The hope must have been that, like an earlier misleading poll, this one would provide some evidence of public support for the extraordinary cash grab known as the Kirwan Commission’s plan for reform of Maryland’s public schools.  On close inspection, it does the opposite, showing that most Marylanders – if informed of the personal costs – would be yelling “stop!” at plans to eventually shovel an additional $4 billion annually at the ed bureaucrats and teachers’ unions running the public school monopoly that Kirwan admits is failing pupils.


To cut to the chase, the key findings of the poll can be found after it moved beyond vague, general questions about spending and tied that spending to your tax bill.  The pollsters started their propaganda effort thus:


“The Post-U. Md. poll finds 55 percent of state residents would be willing to see their income tax rate rise by a quarter of a percentage point, a hypothetical tax increase that amounts to $200 for a family earning $80,000 a year. Such an increase would generate enough money to cover roughly one-sixth of the proposed spending increase.”

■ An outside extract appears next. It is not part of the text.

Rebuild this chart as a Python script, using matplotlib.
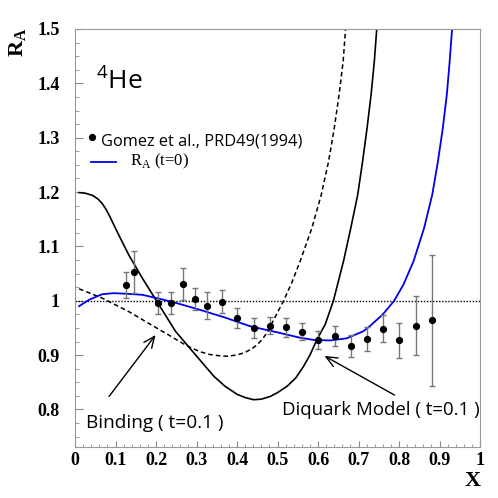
import matplotlib
matplotlib.use("Agg")
import matplotlib.pyplot as plt
from matplotlib.ticker import MultipleLocator

# Gomez et al., PRD49 (1994) data points for 4He
data_x = [0.125, 0.145, 0.205, 0.236, 0.266, 0.296, 0.326, 0.362, 0.401, 0.441,
          0.481, 0.521, 0.561, 0.601, 0.641, 0.681, 0.721, 0.761, 0.801, 0.841, 0.881]
data_y = [1.029, 1.053, 0.996, 0.996, 1.031, 1.003, 0.991, 0.998, 0.968, 0.950,
          0.954, 0.951, 0.943, 0.928, 0.935, 0.917, 0.930, 0.949, 0.927, 0.954, 0.964]
data_err = [0.024, 0.039, 0.021, 0.021, 0.029, 0.020, 0.025, 0.021, 0.018, 0.019,
            0.016, 0.017, 0.016, 0.017, 0.018, 0.020, 0.022, 0.025, 0.032, 0.054, 0.120]

# R_A (t=0), blue curve
t0_x = [0.01, 0.035, 0.067, 0.095, 0.125, 0.166, 0.207, 0.24, 0.273, 0.31, 0.371,
        0.433, 0.499, 0.556, 0.589, 0.630, 0.671, 0.712, 0.729, 0.760, 0.788, 0.811,
        0.836, 0.862, 0.882, 0.896, 0.908, 0.918, 0.925, 0.931]
t0_y = [0.990, 1.002, 1.012, 1.014, 1.013, 1.011, 1.004, 0.998, 0.991, 0.983, 0.969,
        0.953, 0.942, 0.932, 0.928, 0.927, 0.931, 0.944, 0.954, 0.975, 1.0, 1.030,
        1.073, 1.134, 1.195, 1.256, 1.317, 1.379, 1.440, 1.5]

# Diquark model (t=0.1), solid black
dq_x = [0.01, 0.025, 0.043, 0.057, 0.067, 0.076, 0.084, 0.095, 0.108, 0.133, 0.166,
        0.207, 0.248, 0.289, 0.343, 0.37, 0.40, 0.42, 0.441, 0.46, 0.482, 0.50, 0.524,
        0.545, 0.564, 0.58, 0.597, 0.618, 0.638, 0.663, 0.681, 0.698, 0.710, 0.721,
        0.731, 0.739, 0.745]
dq_y = [1.199, 1.198, 1.194, 1.187, 1.179, 1.169, 1.158, 1.141, 1.121, 1.084, 1.042,
        0.993, 0.944, 0.908, 0.861, 0.843, 0.828, 0.822, 0.818, 0.819, 0.824, 0.831,
        0.843, 0.858, 0.879, 0.900, 0.928, 0.957, 1.0, 1.073, 1.134, 1.195, 1.256,
        1.317, 1.379, 1.440, 1.5]

# Binding (t=0.1), dashed black
bd_x = [0.01, 0.067, 0.133, 0.199, 0.236, 0.265, 0.285, 0.31, 0.334, 0.355, 0.376,
        0.397, 0.417, 0.435, 0.450, 0.462, 0.474, 0.485, 0.515, 0.535, 0.556, 0.585,
        0.608, 0.626, 0.640, 0.652, 0.662, 0.668]
bd_y = [1.022, 1.005, 0.980, 0.951, 0.935, 0.922, 0.914, 0.906, 0.901, 0.899, 0.898,
        0.900, 0.904, 0.911, 0.919, 0.929, 0.941, 0.957, 1.0, 1.033, 1.073, 1.134,
        1.195, 1.256, 1.317, 1.379, 1.440, 1.5]

sans = ["Open Sans", "DejaVu Sans"]
serif = ["Liberation Serif", "DejaVu Serif"]

fig = plt.figure(figsize=(4.98, 4.98), dpi=100)
ax = fig.add_axes([0.1506, 0.1024, 0.8133, 0.8394])

ax.axhline(1.0, color="black", linestyle=(0, (1, 1.2)), linewidth=1.0)
ax.plot(bd_x, bd_y, color="black", linestyle=(0, (3, 2)), linewidth=1.1)
ax.plot(dq_x, dq_y, color="black", linewidth=1.2, solid_joinstyle="round")
ax.plot(t0_x, t0_y, color="#0000ee", linewidth=1.3, solid_joinstyle="round")
ax.errorbar(data_x, data_y, yerr=data_err, fmt="none", ecolor="#777777",
            elinewidth=1.0, capsize=2.2, capthick=1.0)
ax.plot(data_x, data_y, "o", color="black", markersize=4.2)

ax.set_xlim(0, 1)
ax.set_ylim(0.731, 1.5)
ax.xaxis.set_minor_locator(MultipleLocator(0.02))
ax.yaxis.set_minor_locator(MultipleLocator(0.025))
for sp in ax.spines.values():
    sp.set_color("#999999")
ax.tick_params(which="both", direction="in", color="#888888", top=False, right=False)
ax.tick_params(axis="y", which="major", length=5.5, pad=11)
ax.tick_params(axis="y", which="minor", length=3)
ax.tick_params(axis="x", which="major", length=4.5, pad=3.5)
ax.tick_params(axis="x", which="minor", length=2.2)

xt = [0, 0.1, 0.2, 0.3, 0.4, 0.5, 0.6, 0.7, 0.8, 0.9, 1]
yt = [0.8, 0.9, 1.0, 1.1, 1.2, 1.3, 1.4, 1.5]
ax.set_xticks(xt)
ax.set_xticklabels(["0", "0.1", "0.2", "0.3", "0.4", "0.5", "0.6", "0.7", "0.8", "0.9", "1"],
                   family=serif, fontweight="bold", fontsize=13)
ax.set_yticks(yt)
ax.set_yticklabels(["0.8", "0.9", "1", "1.1", "1.2", "1.3", "1.4", "1.5"],
                   family=serif, fontweight="bold", fontsize=13)

fig.text(0.95, 0.024, "X", family=serif, fontweight="bold", fontsize=16,
         ha="center", va="baseline")
fig.text(0.036, 0.916, r"R$_{\mathregular{A}}$", family=serif, fontweight="bold",
         fontsize=16, rotation=90, ha="center", va="center")

# 4He label
ax.text(0.051, 1.391, r"$^{\mathregular{4}}$He", family=sans, fontsize=19,
        va="baseline", ha="left")

# legend
ax.plot([0.041], [1.301], "o", color="black", markersize=4.2)
ax.text(0.063, 1.285, "Gomez et al., PRD49(1994)", family=sans, fontsize=11.8,
        va="baseline", ha="left")
ax.plot([0.039, 0.10], [1.256, 1.256], color="#0000ee", linewidth=1.3)
ax.text(0.137, 1.249, r"R$_{\mathregular{A}}$ (t=0)", family=serif, fontsize=12,
        va="baseline", ha="left")

# annotations
ax.annotate("", xy=(0.203, 0.941), xytext=(0.080, 0.820),
            arrowprops=dict(arrowstyle="->,head_length=0.8,head_width=0.35",
                            color="black", lw=1.0))
ax.annotate("", xy=(0.610, 0.901), xytext=(0.795, 0.824),
            arrowprops=dict(arrowstyle="->,head_length=0.8,head_width=0.35",
                            color="black", lw=1.0))
ax.text(0.026, 0.766, "Binding ( t=0.1 )", family=sans, fontsize=13.7,
        va="baseline", ha="left")
ax.text(0.511, 0.789, "Diquark Model ( t=0.1 )", family=sans, fontsize=13.4,
        va="baseline", ha="left")

fig.savefig("out.png", dpi=100)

I’m actually shocked that the number isn’t closer to 100%.  If I’m offered almost anything at 1/6th of its cost, from an Impossible Burger to a Tesla, I vote two thumbs up.  Mostly-free lunch!  But Marylanders’ sense that they wouldn’t get much bang for their Kirwan bucks came through loud and clear with the next question:


“More than two-thirds of liberal residents would also support a bigger hypothetical increase, of half a percentage point. But overall, that rate increase is backed by a minority of residents — 45 percent. It would generate roughly $400 in additional taxes for families earning $80,000 a year, enough money to cover about a third of the reforms. The size of the tax-rate increase appears to carry greater weight for political moderates, with support for the larger increase falling to 43 percent.”


Wow.  There’s the big take-away:  even if offered a lunch that’s two-thirds “free,” the majority of Marylanders vote thumbs down.  When Kirwan’s costs are more than hypothetical and not conveniently assumed to be paid by some other sucker, support evaporates.  We are only left to imagine how angry Marylanders would get if Kirwan’s full freight actually fell on their shoulders.


Of course, lobbyists for the public school monopoly are hoping that inevitable anger is delayed.  By keeping voters in the dark and wrapping their cash grab in rhetoric about the needs of children, they’re hoping Kirwan funding will be set in stone (and cash flowing to the interest groups paying for those lobbyists) before taxpayers know what hit them.


Maryland’s elected officials, however, should be wary of that cynical calculation.  Eventually, they will be held accountable by voters.  They may want to join Governor Hogan “on the right side of history” and defuse this fiscal bomb before it blows up in their faces.